“We don’t want to be bothered with housetraining, so we’ll get an older puppy,” she said, talking about getting her first dog.
“Oh, please don’t!” was my reply.
Housetraining is very simple if you know what you’re doing.
So don’t let fears about that put you off. Your house won’t be ruined, there won’t be poo everywhere.
If you follow this Guide to Errorless Housetraining closely your 8-week-old puppy will be clean and dry by 10-15 weeks of age at the latest. Just a few weeks in a lifetime with your dog. It’s a very short time and you’ll be building a bond with your puppy as you go (because there’s no crossness or telling-off in this method).
You should know three things
1. Poor-quality breeders (or greeders, as I prefer to call them) will have puppies left over long after they should have gone to their new home. 8 weeks is the correct age for that. So these pups - who could be any age, really - have been kept in a bare shed with a gang of other pups for months on end. They have had no socialisation (and no housetraining either!) and they may find it very difficult to adjust to a normal family life. Unwitting buyers may be told the pup is months younger than he actually is. Read up on how to recognise a puppy farm/puppy mill and don’t get caught by these chancers. Do you really want to take on this unsocialised, mentally neglected, pup?
2. Some competitive breeders produce litter after litter in their big operation, and pick pups to “run on” to see if they’ll shape up as potential prizewinners. Once these pups have got to six months or so they decide which one to keep and sell the rest - usually to ill-prepared purchasers who responded to an advert for a “puppy”. These dogs may have lived only with one breed of dog, kennelled in a big run of kennels. Some of the worst cases of fear or aggression I have to work with have come this route. Do you really want to take on a ticking time bomb?
3. Adolescence (5-14 months roughly) is the commonest age for dogs to be dumped in rescue shelters. (Don’t worry, I know that some dogs end up in shelters through absolutely no behavioural fault of their own.) So you have to be prepared that your chosen dog may need a lot of work to repair. People got a fluffy puppy. They may have housetrained it, who knows? They certainly didn’t do anything else they should, because now they’re abandoning their pet because … he’s unruly, he’s too strong on the lead, he runs off, he barks at other dogs, whatever. This is all because of their neglect in rearing and training their puppy properly. While giving a home to an abandoned dog is a laudable and kind thing to do, you owe it to your family to get the most suitable pet possible. Is this mixed-up, neglected, confused dog really right for your home?

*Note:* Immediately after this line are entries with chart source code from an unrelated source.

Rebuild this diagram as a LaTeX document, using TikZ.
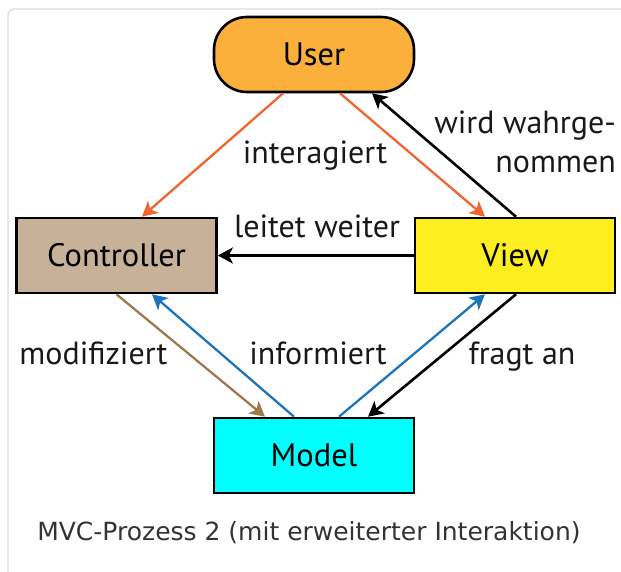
\documentclass[tikz,border=0pt]{standalone}
\usepackage{fontspec}
\setmainfont{PT Sans}
\newfontfamily\capfont{DejaVu Sans}
\usetikzlibrary{arrows.meta}

\definecolor{framegray}{HTML}{DADADA}
\definecolor{userfill}{HTML}{FBB03B}
\definecolor{ctrlfill}{HTML}{C7B299}
\definecolor{viewfill}{HTML}{FCEE21}
\definecolor{modelfill}{HTML}{00FFFF}
\definecolor{arrorange}{HTML}{F26531}
\definecolor{arrbrown}{HTML}{A07850}
\definecolor{arrblue}{HTML}{1C75BC}
\definecolor{captext}{HTML}{333333}

\tikzset{
  box/.style={draw=black, line width=2.6pt, minimum width=200pt, minimum height=75pt,
              inner sep=0pt, font=\fontsize{32.5}{36}\selectfont},
  lbl/.style={anchor=base, inner sep=0pt, font=\fontsize{32}{36}\selectfont, text=black!90},
  tip/.style={-{Stealth[length=15pt,width=16pt,inset=4pt]}},
  flow/.style={tip, line width=2.3pt},
  bflow/.style={tip, line width=2.6pt, draw=black}
}

\begin{document}
\begin{tikzpicture}[x=1pt,y=-1pt]
  \useasboundingbox (0,0) rectangle (621,571);
  % caption frame, open to the right and bottom
  \draw[framegray, line width=1.3pt, rounded corners=6pt] (680,9) -- (8,9) -- (8,640);

  % the four participants
  \node[box, fill=userfill, rounded corners=33pt] (user) at (314,54.5) {User};
  \node[box, fill=ctrlfill] (ctrl) at (116.5,255.5) {Controller};
  \node[box, fill=viewfill] (view) at (515,255.5) {View};
  \node[box, fill=modelfill] (model) at (314,455.5) {Model};

  % user interaction
  \draw[flow, arrorange] ([xshift=-31pt]user.south) -- ([xshift=25.5pt]ctrl.north);
  \draw[flow, arrorange] ([xshift=26pt]user.south) -- ([xshift=-30pt]view.north);
  \draw[bflow] ([xshift=1pt]view.north) -- ([xshift=58pt]user.south);
  % view forwards to controller
  \draw[bflow] (view.west) -- (ctrl.east);
  % controller / model / view
  \draw[flow, arrbrown] (ctrl.south) -- ([xshift=-49pt]model.north);
  \draw[flow, arrblue] ([xshift=-20pt]model.north) -- ([xshift=35.5pt]ctrl.south);
  \draw[flow, arrblue] ([xshift=25pt]model.north) -- ([xshift=-30pt]view.south);
  \draw[bflow] ([xshift=1pt]view.south) -- ([xshift=54pt]model.north);

  % connector labels
  \node[lbl] (l1) at (315,163) {interagiert};
  \node[lbl, anchor=base east] (l2a) at (616,133) {wird wahrge-};
  \node[lbl, anchor=base east] (l2b) at (616,172) {nommen};
  \node[lbl] (l3) at (317,237) {leitet weiter};
  \node[lbl] (l4) at (93.5,364) {modifiziert};
  \node[lbl] (l5) at (318,364) {informiert};
  \node[lbl] (l6) at (522,364) {fragt an};

  % caption
  \node[anchor=base, inner sep=0pt, text=captext, font=\capfont\fontsize{25}{30}\selectfont]
    (cap) at (309,540) {MVC-Prozess 2 (mit erweiterter Interaktion)};
\end{tikzpicture}
\end{document}
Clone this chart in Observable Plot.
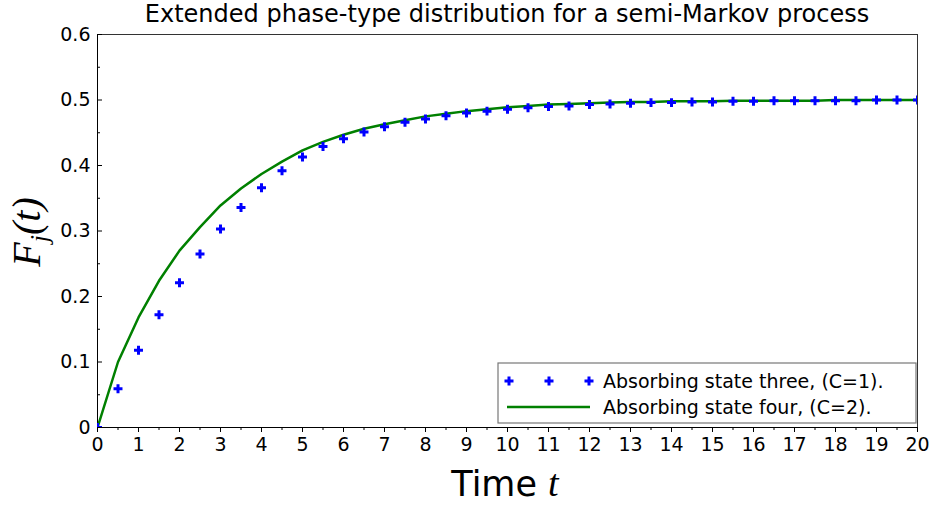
<!DOCTYPE html>
<html><head><meta charset="utf-8">
<script src="https://cdn.jsdelivr.net/npm/d3@7"></script>
<script src="https://cdn.jsdelivr.net/npm/@observablehq/plot@0.6"></script>
<style>body{margin:0;background:#fff;}</style>
</head><body><div id="chart"></div>
<script>
const time = [0,0.5,1,1.5,2,2.5,3,3.5,4,4.5,5,5.5,6,6.5,7,7.5,8,8.5,9,9.5,10,10.5,11,11.5,12,12.5,13,13.5,14,14.5,15,15.5,16,16.5,17,17.5,18,18.5,19,19.5,20];
const stateThree = [0,0.059,0.118,0.172,0.221,0.265,0.303,0.336,0.366,0.392,0.413,0.429,0.441,0.451,0.459,0.466,0.471,0.476,0.480,0.483,0.486,0.488,0.490,0.491,0.493,0.494,0.495,0.496,0.496,0.497,0.497,0.498,0.498,0.499,0.499,0.499,0.499,0.499,0.500,0.500,0.500];
const stateFour = [0,0.100,0.168,0.224,0.270,0.306,0.339,0.365,0.387,0.406,0.423,0.436,0.447,0.456,0.463,0.469,0.475,0.479,0.483,0.486,0.489,0.491,0.493,0.494,0.495,0.496,0.497,0.497,0.498,0.498,0.498,0.499,0.499,0.499,0.499,0.499,0.500,0.500,0.500,0.500,0.500];
const xTicks = [0,1,2,3,4,5,6,7,8,9,10,11,12,13,14,15,16,17,18,19,20];
const xMinorTicks = [0.5,1.5,2.5,3.5,4.5,5.5,6.5,7.5,8.5,9.5,10.5,11.5,12.5,13.5,14.5,15.5,16.5,17.5,18.5,19.5];
const yTicks = [0,0.1,0.2,0.3,0.4,0.5,0.6];
const yTickLabels = ["0","0.1","0.2","0.3","0.4","0.5","0.6"];
const yMinorTicks = [0.05,0.15,0.25,0.35,0.45,0.55];
const titleText = "Extended phase-type distribution for a semi-Markov process";
const seriesNames = ["Absorbing state three, (C=1).", "Absorbing state four, (C=2)."];
const blue = "#0000ff", green = "#008000";

const three = time.map((t, i) => ({t, v: stateThree[i]}));
const four = time.map((t, i) => ({t, v: stateFour[i]}));

const plot = Plot.plot({
  width: 933, height: 506,
  marginLeft: 97, marginRight: 16, marginTop: 34, marginBottom: 79,
  style: {fontFamily: "'DejaVu Sans', sans-serif", fontSize: "19px", background: "white", color: "black"},
  x: {domain: [0, 20]},
  y: {domain: [0, 0.6]},
  marks: [
    Plot.frame({stroke: "#333"}),
    Plot.axisX(xTicks, {tickSize: 5, tickPadding: 5, label: null, fontSize: 19, tickFormat: d => String(d)}),
    Plot.axisX(xMinorTicks, {tickSize: 3, text: null, label: null}),
    Plot.axisY(yTicks, {tickSize: -5, tickPadding: 12, label: null, fontSize: 19, tickFormat: d => yTickLabels[yTicks.indexOf(d)]}),
    Plot.axisY(yMinorTicks, {tickSize: -3, text: null, label: null}),
    Plot.ruleX([0], {stroke: "black"}),
    Plot.ruleY([0], {stroke: "black"}),
    Plot.line(four, {x: "t", y: "v", stroke: green, strokeWidth: 2.5, clip: true}),
    Plot.dot(three, {x: "t", y: "v", symbol: "plus", r: 3, stroke: blue, strokeWidth: 3, clip: true})
  ]
});
document.getElementById("chart").append(plot);

const svg = d3.select(plot);
// title
svg.append("text").attr("x", 507).attr("y", 22).attr("text-anchor", "middle")
  .attr("font-family", "'DejaVu Sans', sans-serif").attr("font-size", 24).attr("fill", "black").text(titleText);
// y label
const yl = svg.append("text").attr("transform", "translate(40,232) rotate(-90)").attr("text-anchor", "middle")
  .attr("font-family", "'Liberation Serif', serif").attr("font-style", "italic").attr("font-size", 40).attr("fill", "black");
yl.append("tspan").text("F");
yl.append("tspan").attr("font-size", 26).attr("dy", 8).text("j");
yl.append("tspan").attr("dy", -8).text("(t)");
// x label
const xl = svg.append("text").attr("x", 505).attr("y", 496).attr("text-anchor", "middle")
  .attr("font-family", "'DejaVu Sans', sans-serif").attr("font-size", 35).attr("fill", "black");
xl.append("tspan").text("Time ");
xl.append("tspan").attr("font-family", "'Liberation Serif', serif").attr("font-style", "italic").attr("font-size", 38).text("t");
// legend
const lg = svg.append("g").attr("font-family", "'DejaVu Sans', sans-serif").attr("font-size", 19).attr("text-anchor", "start");
lg.append("rect").attr("x", 498).attr("y", 363).attr("width", 418).attr("height", 60)
  .attr("fill", "white").attr("stroke", "#777").attr("stroke-width", 1.2);
[509, 549, 589].forEach(px => {
  lg.append("path").attr("d", `M${px-4.5},381H${px+4.5}M${px},376.5V385.5`).attr("fill", "none").attr("stroke", blue).attr("stroke-width", 3);
});
lg.append("text").attr("x", 603).attr("y", 388).attr("fill", "black").text(seriesNames[0]);
lg.append("line").attr("x1", 507).attr("x2", 590).attr("y1", 407).attr("y2", 407).attr("stroke", green).attr("stroke-width", 2.5);
lg.append("text").attr("x", 603).attr("y", 414).attr("fill", "black").text(seriesNames[1]);
</script></body></html>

Tell me, (apart from exceptional cases where perhaps the caring owner died) where will you get a puppy who has been carefully and sensitively housetrained, is now six months old, lovingly trained and socialised - and yet someone wants to get rid of him?
I know some of you will write to tell me just that. And you struck lucky! I’m delighted to hear your happy story.
Possibly there was a genuine reason for the owner parting with the dog, or possibly you found a breeder who genuinely loves dogs (I know that sounds crazy) and who did all the work necessary to produce a sound and confident young dog.
Housetraining is a brief interlude, quickly done, soon passed. If you choose to skip it and get an older puppy there is a possibility you could be dealing with its other problems long after the housetraining period is over.